* **Set task**
Output exactly the lines from the first one down to the line containing "from matplotlib.ticker import MultipleLocator", inclusive.
___ Provided data ___
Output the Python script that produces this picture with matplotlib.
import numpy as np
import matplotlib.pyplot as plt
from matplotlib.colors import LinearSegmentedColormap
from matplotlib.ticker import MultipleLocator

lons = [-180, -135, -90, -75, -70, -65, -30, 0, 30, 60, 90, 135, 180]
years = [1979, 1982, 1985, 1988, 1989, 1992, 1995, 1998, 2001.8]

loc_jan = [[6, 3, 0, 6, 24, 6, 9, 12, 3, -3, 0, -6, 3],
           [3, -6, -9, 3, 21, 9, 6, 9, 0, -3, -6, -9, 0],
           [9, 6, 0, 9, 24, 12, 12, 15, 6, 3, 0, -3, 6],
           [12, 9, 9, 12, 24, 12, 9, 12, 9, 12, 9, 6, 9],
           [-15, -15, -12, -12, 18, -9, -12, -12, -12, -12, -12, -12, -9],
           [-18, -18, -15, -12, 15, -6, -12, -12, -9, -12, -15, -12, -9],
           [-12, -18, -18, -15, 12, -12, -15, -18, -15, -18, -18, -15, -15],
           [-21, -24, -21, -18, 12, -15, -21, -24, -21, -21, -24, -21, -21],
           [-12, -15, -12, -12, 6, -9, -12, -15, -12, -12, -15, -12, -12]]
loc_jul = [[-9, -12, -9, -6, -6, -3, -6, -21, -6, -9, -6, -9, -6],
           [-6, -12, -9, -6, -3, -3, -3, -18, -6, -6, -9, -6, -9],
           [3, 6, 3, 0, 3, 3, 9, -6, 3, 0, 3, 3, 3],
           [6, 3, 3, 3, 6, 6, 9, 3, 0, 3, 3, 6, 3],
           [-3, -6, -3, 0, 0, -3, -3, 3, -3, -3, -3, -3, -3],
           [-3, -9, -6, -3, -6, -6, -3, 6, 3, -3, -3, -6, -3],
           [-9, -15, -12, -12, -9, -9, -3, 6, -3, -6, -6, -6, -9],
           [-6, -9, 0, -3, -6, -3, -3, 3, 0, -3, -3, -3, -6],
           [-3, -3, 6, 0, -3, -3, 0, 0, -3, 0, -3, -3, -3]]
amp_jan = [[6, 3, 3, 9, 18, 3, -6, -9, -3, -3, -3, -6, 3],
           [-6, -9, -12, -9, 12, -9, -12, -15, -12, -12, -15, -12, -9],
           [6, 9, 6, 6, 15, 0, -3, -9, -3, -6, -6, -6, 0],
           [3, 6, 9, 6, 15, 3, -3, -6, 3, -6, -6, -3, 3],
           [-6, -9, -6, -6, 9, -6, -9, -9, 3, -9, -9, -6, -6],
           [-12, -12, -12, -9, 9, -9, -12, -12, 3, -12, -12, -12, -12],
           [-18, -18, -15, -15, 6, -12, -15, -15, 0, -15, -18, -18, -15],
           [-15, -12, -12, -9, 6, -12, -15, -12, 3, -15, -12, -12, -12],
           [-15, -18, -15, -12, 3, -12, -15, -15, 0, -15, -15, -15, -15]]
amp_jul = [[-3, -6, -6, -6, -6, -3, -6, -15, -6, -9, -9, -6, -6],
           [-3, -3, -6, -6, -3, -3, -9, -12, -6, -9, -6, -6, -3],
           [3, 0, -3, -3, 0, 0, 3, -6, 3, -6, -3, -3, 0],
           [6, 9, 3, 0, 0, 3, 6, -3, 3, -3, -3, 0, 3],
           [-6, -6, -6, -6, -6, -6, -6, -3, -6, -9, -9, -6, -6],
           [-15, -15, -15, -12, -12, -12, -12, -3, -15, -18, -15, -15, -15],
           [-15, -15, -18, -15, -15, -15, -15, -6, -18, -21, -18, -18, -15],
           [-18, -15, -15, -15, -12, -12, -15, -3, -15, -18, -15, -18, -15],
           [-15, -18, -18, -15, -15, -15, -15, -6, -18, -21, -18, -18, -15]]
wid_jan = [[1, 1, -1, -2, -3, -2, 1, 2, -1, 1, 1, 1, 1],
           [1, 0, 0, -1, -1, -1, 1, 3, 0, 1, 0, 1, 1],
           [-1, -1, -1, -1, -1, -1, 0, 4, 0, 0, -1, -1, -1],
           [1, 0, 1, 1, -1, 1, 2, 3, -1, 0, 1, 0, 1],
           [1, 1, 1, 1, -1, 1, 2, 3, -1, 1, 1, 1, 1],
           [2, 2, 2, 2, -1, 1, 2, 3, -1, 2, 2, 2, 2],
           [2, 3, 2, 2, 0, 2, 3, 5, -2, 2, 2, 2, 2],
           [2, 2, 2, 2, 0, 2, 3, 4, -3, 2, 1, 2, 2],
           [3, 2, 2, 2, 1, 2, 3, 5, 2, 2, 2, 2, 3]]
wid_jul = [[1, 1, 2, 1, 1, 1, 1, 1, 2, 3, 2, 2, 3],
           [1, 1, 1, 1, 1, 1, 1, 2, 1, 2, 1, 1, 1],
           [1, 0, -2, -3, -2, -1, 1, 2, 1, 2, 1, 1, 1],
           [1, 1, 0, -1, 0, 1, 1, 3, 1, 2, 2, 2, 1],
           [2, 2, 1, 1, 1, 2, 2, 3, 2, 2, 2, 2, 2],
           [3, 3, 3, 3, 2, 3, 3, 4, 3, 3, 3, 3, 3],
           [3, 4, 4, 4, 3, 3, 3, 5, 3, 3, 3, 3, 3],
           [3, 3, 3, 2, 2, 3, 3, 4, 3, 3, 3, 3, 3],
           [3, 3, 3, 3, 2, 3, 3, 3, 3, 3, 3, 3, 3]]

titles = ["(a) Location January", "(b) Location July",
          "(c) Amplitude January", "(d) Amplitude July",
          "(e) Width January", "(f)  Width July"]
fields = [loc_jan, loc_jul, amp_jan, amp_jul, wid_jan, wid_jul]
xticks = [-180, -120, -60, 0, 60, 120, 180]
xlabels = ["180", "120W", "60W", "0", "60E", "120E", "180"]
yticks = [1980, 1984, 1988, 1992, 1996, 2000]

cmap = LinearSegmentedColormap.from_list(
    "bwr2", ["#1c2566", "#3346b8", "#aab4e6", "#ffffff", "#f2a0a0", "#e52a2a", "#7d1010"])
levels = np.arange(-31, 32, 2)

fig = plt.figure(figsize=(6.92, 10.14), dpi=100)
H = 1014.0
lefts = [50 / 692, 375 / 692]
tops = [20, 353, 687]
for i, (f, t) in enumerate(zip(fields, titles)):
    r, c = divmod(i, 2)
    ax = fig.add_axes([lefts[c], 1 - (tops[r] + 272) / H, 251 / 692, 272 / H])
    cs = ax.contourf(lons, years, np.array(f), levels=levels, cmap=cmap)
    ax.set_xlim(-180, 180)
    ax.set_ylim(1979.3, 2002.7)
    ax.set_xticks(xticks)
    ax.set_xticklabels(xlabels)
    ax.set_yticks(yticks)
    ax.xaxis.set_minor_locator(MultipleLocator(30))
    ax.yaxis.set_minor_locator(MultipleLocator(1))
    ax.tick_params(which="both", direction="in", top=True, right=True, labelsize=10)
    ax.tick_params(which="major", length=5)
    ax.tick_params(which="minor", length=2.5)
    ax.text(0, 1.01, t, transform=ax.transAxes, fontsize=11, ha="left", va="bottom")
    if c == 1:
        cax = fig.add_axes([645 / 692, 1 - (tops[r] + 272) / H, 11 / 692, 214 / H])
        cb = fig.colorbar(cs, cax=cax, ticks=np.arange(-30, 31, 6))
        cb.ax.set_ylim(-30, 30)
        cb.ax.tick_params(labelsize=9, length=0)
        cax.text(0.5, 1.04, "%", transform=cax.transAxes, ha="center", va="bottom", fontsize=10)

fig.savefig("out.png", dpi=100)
___
* **Task output**
Output the Python script that produces this picture with matplotlib.
import numpy as np
import matplotlib.pyplot as plt
from matplotlib.colors import LinearSegmentedColormap
from matplotlib.ticker import MultipleLocator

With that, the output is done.